Opinión | De un país

Montaigne, el alcalde

Ocurre con Montaigne que es siempre actual. Pese a la general pasión presente por el yo, por la constante autorreferencia que marchita cualquier diálogo, Montaigne nos gusta porque sus escritos, que básicamente hablan de él, tienen la paradójica cualidad de interpelarnos, de dirigirse a nosotros. Encontramos referencias de su autoridad en las cartas del conde de Gondomar y Francis Bacon, en los albores del siglo XVII, y en los autores de nuestro tiempo, de Finkielkraut a Jorge Edwards o Savater. Y es que Michel de Montaigne, el señor de la Montaña, aparece allí donde el individuo reclama un espacio propio, su independencia y la libertad; en las antípodas de los sistemas filosóficos, las ideologías o los dogmatismos: todo eso le fatiga, no va con él.

La torre donde se encerraba para escribir en soledad sus Ensayos, abre aún hoy unos pocos huecos que le invitarían a alzar la vista de los libros y la escritura, no para interesarse en la administración de su solar rural, sino para soñar, dejar volar el pensamiento y también gozar de las inmediatas, suaves colinas de Saint Emilion cuajadas de vides. El torreón de Montaigne simboliza ese espíritu independiente, bien asentado en la tierra, pero un poco elevado sobre las contingencias diarias, miserias y pasiones. André Gide nos indica que en él la idea de humanidad domina con mucho a la de patria y que Montaigne nunca fue muy querido por los hombres de partido, a quienes, en correspondencia, él tampoco tomaba en demasiada consideración.
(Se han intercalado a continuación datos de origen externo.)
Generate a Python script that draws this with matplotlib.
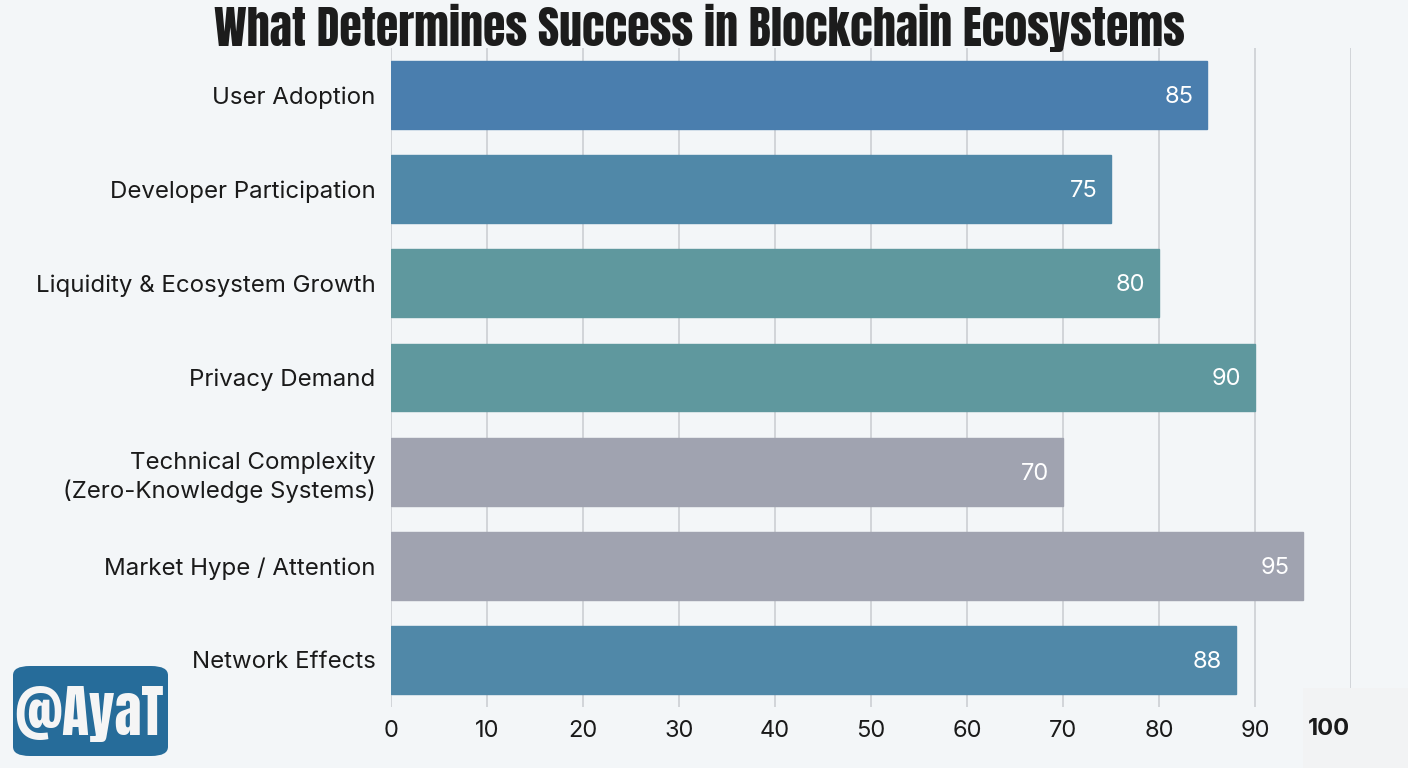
import matplotlib
matplotlib.use('Agg')
import matplotlib.pyplot as plt
from matplotlib.patches import FancyBboxPatch, Rectangle

# Chart data
factors = ['User Adoption', 'Developer Participation', 'Liquidity & Ecosystem Growth',
           'Privacy Demand', 'Technical Complexity\n(Zero-Knowledge Systems)',
           'Market Hype / Attention', 'Network Effects']
scores = [85, 75, 80, 90, 70, 95, 88]
bar_colors = ['#4a7eae', '#5088a8', '#5f989e', '#5f989e', '#a0a3b0', '#a0a3b0', '#5088a8']
x_ticks = [0, 10, 20, 30, 40, 50, 60, 70, 80, 90, 100]

title = 'What Determines Success in Blockchain Ecosystems'
watermark = '@AyaT'

bg = '#f3f6f8'
plt.rcParams['font.family'] = ['Inter', 'DejaVu Sans']
heavy = ['Anton', 'Oswald', 'Barlow Condensed', 'DejaVu Sans']

fig = plt.figure(figsize=(14.08, 7.68), dpi=100)
fig.patch.set_facecolor(bg)
ax = fig.add_axes([0.2777, 0.0794, 0.6818, 0.8581])
ax.set_facecolor(bg)

y_pos = list(range(len(factors)))
ax.barh(y_pos, scores, height=0.72, color=bar_colors, edgecolor=bar_colors,
        linewidth=1, zorder=3)

# value labels inside bars
for y, v in zip(y_pos, scores):
    ax.text(v - 1.4, y + 0.02, str(v), ha='right', va='center', color='white',
            fontsize=17, zorder=4)

ax.set_xlim(0, 100)
ax.set_ylim(len(factors) - 0.5, -0.5)
ax.set_yticks(y_pos)
ax.set_yticklabels(factors, fontsize=17.3, color='#1a1a1a', linespacing=1.3)
ax.set_xticks(x_ticks)
ax.set_xticklabels([str(t) if t != 100 else '' for t in x_ticks],
                   fontsize=17, color='#1a1a1a')
ax.tick_params(axis='both', length=0)
ax.tick_params(axis='x', pad=9)
ax.tick_params(axis='y', pad=11)

ax.grid(axis='x', color='#d2d5d9', linewidth=1.4)
ax.set_axisbelow(True)
for s in ax.spines.values():
    s.set_visible(False)

# patch behind the "100" label
fig.add_artist(Rectangle((1303 / 1408, 0), 105 / 1408, 80 / 768,
                         transform=fig.transFigure, facecolor='#f2f3f4',
                         edgecolor='none', zorder=2))
fig.text(1329 / 1408, 1 - 729 / 768, '100', ha='center', va='center',
         fontsize=17, fontweight='bold', color='#1a1a1a', zorder=3)

# title
fig.text(0.497, 1 - 28 / 768, title, ha='center', va='center',
         fontsize=33, family=heavy, color='#1c1c1c')

# watermark badge
fig.add_artist(FancyBboxPatch((13 / 1408, 12 / 768), 155 / 1408, 90 / 768,
                              boxstyle='round,pad=0,rounding_size=0.012',
                              transform=fig.transFigure, facecolor='#266c9a',
                              edgecolor='none', zorder=2))
fig.text(89 / 1408, 1 - 714 / 768, watermark, ha='center', va='center',
         fontsize=40, family=heavy, color='#f5f5f5', zorder=3)

fig.savefig('out.png', dpi=100, facecolor=bg)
Fuera por esta independencia de criterio o por el buen sentido del mismo, los vecinos de Burdeos vieron en él a la persona adecuada para gobernarlos —en dos mandatos— desde la alcaldía de la ciudad comercial en las orillas del plácido Garona. Montaigne dejó en los Ensayos diversos apuntes sobre esta experiencia edilicia. No será ocioso recordar, en estas fechas, que “todas las acciones públicas están sujetas a inciertas y diferentes interpretaciones, porque demasiadas cabezas las juzgan”. Una advertencia para políticos noveles y una implícita vindicación de las opiniones ajenas, de la libertad para expresarlas.
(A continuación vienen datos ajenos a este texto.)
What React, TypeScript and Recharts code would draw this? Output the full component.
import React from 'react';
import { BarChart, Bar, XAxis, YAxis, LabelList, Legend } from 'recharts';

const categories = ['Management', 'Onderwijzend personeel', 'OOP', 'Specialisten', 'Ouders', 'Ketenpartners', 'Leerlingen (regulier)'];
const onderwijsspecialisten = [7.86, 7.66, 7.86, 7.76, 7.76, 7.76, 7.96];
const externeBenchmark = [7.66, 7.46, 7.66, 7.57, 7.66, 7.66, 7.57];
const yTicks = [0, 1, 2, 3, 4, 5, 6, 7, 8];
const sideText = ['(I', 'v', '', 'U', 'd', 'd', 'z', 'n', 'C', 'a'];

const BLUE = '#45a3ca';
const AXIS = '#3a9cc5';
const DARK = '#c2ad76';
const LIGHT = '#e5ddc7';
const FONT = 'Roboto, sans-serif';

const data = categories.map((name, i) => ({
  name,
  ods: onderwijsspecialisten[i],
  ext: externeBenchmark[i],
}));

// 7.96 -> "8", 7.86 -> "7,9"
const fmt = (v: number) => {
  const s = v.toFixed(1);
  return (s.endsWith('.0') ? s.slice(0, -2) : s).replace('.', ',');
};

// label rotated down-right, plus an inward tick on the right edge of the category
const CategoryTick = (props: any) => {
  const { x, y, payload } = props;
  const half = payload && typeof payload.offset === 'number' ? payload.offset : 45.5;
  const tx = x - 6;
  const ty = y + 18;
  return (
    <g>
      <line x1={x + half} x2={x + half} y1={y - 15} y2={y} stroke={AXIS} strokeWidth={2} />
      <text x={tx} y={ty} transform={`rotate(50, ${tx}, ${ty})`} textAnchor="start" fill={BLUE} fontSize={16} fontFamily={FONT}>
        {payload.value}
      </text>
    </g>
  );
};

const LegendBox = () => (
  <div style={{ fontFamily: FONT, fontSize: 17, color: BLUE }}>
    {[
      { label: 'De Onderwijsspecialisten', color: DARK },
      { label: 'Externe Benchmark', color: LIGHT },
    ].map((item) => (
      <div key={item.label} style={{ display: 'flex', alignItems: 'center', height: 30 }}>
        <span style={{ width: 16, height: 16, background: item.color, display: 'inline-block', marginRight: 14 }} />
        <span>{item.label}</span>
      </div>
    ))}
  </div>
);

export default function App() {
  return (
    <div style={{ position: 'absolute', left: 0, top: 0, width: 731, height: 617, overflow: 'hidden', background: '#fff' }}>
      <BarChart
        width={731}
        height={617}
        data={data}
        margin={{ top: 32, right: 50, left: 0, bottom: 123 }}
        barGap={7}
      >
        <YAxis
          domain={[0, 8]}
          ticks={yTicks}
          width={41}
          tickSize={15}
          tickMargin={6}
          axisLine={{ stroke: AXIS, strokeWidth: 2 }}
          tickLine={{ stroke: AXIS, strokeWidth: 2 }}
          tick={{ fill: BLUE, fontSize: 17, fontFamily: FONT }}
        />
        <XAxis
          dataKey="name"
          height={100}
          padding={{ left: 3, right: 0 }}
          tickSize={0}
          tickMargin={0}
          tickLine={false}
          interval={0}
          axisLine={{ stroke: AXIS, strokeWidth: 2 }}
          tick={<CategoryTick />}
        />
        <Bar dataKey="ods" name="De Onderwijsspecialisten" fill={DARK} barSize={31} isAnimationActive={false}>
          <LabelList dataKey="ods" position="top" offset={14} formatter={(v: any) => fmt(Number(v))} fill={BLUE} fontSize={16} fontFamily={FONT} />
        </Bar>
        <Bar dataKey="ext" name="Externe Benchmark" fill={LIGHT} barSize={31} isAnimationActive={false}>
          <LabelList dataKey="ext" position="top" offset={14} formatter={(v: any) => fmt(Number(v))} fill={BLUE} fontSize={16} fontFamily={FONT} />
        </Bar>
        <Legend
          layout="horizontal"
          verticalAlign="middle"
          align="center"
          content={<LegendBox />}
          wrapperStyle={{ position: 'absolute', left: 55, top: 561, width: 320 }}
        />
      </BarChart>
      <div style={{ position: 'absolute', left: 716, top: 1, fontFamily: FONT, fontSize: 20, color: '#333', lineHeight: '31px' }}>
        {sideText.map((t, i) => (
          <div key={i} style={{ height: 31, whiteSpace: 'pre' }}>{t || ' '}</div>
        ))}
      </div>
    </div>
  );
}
Montaigne no fue un alcalde apegado al cargo ni se atribuyó especiales méritos: “Debo mis éxitos más a la gracia de Dios que a mi acción”. Tampoco oculta su agudeza: “he superado lo que había prometido porque prometo un poco menos de lo que espero obtener”. Y en la hora de la despedida del cargo, apuntó: “Me aseguro de no haber dejado ni ofensa ni odio; ni he pretendido dejar añoranza y deseo de mí”.